(Rows from a dataset of charts and code)
((
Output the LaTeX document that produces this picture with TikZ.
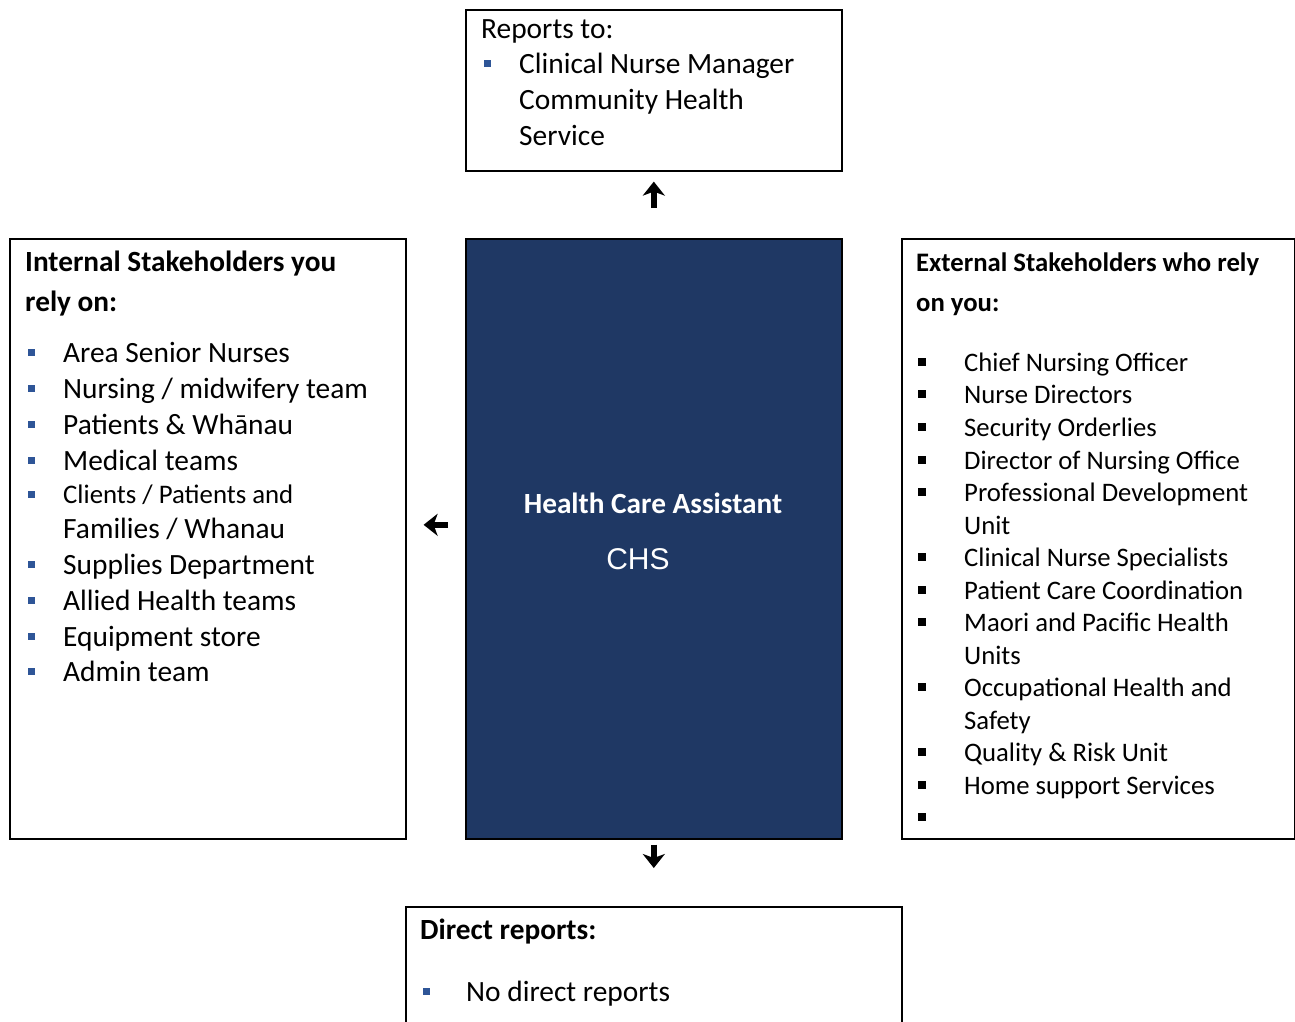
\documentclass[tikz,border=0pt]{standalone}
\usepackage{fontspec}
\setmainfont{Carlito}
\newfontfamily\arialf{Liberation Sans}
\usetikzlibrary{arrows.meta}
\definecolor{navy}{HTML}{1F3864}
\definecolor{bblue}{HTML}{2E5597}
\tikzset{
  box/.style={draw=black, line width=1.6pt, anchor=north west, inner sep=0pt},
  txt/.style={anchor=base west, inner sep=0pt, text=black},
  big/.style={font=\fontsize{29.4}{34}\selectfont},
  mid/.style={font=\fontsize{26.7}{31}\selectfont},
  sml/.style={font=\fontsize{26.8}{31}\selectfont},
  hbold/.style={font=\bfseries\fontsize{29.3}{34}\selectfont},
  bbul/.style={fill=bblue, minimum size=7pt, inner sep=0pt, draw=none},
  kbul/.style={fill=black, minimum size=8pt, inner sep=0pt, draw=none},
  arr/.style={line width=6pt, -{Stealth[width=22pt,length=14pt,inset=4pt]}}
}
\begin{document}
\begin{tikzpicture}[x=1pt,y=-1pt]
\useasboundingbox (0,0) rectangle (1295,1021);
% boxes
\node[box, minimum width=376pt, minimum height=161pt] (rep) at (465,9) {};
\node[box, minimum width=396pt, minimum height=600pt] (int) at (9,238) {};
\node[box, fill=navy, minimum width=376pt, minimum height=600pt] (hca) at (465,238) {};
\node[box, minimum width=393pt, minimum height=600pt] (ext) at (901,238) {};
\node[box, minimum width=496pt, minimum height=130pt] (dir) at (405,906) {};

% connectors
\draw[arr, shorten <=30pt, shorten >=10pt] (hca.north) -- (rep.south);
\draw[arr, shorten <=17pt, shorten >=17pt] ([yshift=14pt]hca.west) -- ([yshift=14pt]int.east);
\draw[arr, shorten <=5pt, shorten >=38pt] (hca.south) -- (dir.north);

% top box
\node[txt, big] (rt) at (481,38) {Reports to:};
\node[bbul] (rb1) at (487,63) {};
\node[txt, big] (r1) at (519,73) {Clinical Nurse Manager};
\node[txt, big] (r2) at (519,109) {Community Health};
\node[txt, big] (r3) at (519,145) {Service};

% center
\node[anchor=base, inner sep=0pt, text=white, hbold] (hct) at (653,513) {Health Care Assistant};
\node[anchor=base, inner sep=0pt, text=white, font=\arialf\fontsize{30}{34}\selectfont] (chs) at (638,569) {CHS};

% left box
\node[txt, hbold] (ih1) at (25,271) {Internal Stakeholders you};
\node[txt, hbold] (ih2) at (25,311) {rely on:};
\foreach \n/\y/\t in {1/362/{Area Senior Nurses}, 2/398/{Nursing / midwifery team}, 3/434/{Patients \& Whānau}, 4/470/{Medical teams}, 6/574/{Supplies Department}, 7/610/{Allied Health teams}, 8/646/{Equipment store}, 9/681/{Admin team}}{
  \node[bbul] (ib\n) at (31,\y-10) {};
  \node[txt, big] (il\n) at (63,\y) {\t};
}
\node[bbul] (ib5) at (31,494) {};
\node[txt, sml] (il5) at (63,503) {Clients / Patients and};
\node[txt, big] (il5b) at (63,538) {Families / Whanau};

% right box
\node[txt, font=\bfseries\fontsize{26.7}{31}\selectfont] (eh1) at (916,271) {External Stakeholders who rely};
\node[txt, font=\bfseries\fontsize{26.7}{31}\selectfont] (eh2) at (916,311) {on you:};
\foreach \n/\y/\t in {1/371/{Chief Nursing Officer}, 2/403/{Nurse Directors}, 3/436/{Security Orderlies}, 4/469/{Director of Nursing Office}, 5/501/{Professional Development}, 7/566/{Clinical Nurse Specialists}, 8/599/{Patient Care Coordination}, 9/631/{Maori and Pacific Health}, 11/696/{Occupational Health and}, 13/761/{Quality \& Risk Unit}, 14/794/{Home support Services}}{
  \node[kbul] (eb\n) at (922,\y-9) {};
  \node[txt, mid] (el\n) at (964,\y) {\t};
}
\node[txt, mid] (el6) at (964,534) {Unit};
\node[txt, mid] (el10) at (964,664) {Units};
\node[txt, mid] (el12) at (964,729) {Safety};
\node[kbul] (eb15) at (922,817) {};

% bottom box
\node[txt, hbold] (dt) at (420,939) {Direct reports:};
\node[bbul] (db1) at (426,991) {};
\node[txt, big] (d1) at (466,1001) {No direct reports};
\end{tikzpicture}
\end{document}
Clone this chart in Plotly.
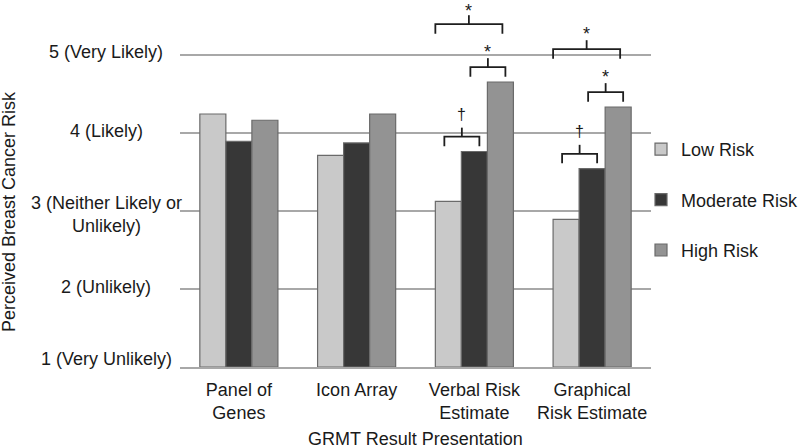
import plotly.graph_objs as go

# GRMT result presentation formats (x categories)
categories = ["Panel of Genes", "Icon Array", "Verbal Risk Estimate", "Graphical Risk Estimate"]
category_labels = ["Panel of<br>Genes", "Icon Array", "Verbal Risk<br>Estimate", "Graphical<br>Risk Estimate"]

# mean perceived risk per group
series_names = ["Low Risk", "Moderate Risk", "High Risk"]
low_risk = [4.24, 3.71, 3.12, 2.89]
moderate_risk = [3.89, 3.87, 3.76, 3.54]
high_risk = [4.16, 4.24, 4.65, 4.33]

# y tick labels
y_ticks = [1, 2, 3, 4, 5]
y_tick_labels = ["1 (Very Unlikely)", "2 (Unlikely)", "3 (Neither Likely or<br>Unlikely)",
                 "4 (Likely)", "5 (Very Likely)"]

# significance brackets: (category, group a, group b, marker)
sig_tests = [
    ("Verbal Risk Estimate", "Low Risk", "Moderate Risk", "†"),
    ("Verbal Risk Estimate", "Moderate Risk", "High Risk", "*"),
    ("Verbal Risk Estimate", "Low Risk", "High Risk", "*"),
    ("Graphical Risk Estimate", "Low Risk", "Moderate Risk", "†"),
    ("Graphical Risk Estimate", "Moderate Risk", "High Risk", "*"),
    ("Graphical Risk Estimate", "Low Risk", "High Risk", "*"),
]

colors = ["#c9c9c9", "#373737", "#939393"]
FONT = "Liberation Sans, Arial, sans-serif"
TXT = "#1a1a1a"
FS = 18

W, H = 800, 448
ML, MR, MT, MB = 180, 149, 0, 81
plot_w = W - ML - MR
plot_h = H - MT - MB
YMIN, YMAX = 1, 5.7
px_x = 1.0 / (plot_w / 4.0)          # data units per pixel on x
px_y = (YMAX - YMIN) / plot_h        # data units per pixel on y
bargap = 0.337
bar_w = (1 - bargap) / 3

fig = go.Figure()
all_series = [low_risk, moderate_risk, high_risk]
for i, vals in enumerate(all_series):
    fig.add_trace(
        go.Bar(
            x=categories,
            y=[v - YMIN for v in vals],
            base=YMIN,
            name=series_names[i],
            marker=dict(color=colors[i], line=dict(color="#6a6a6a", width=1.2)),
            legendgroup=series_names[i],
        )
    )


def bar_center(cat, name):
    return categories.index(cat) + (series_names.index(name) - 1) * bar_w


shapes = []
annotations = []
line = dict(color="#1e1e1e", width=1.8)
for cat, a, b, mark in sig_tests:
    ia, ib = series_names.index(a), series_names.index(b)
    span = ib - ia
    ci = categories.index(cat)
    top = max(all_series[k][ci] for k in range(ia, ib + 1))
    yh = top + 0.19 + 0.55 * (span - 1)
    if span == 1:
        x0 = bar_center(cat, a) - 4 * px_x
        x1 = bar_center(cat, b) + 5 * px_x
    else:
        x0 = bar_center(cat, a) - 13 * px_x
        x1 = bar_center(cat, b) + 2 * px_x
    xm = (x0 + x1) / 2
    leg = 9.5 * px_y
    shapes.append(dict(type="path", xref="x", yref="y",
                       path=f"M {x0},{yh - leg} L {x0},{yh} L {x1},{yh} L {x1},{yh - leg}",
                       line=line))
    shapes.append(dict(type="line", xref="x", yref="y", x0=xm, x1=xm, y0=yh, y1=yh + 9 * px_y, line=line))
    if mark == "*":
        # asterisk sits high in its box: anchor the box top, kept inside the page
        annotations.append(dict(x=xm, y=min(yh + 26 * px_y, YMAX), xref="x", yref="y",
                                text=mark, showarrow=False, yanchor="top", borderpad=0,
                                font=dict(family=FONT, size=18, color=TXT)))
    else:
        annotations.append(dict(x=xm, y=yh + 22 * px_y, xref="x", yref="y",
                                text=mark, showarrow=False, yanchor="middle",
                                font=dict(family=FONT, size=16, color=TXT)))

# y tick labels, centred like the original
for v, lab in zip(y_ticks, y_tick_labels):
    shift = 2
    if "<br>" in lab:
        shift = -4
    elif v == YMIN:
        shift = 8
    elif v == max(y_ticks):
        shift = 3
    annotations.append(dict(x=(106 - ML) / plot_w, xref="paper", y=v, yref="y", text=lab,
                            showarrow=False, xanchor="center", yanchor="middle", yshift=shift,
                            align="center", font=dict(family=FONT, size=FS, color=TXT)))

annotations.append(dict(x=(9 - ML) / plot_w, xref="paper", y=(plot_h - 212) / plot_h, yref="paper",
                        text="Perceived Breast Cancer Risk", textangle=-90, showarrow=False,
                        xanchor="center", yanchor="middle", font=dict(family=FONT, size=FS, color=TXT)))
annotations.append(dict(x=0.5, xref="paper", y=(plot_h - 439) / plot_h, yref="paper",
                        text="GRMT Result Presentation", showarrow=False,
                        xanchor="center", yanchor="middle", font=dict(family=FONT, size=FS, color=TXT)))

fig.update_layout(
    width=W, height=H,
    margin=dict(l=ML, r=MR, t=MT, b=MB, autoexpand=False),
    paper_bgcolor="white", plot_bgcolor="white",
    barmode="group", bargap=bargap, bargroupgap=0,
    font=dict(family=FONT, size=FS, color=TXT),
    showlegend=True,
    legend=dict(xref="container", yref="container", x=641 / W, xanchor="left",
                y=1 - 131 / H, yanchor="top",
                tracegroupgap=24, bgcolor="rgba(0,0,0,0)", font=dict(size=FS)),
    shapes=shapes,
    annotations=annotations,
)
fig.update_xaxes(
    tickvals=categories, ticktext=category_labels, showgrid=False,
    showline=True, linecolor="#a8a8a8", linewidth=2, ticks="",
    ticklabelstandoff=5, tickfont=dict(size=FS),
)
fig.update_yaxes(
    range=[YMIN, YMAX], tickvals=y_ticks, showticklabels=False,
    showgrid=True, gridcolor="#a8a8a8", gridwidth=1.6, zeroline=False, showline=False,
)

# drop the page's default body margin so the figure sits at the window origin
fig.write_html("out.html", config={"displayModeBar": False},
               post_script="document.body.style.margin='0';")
))
TASK GOAL — Pull out all lines of the data with the string "this".

ANSWER TO THE TASK —
Output the LaTeX document that produces this picture with TikZ.
Clone this chart in Plotly.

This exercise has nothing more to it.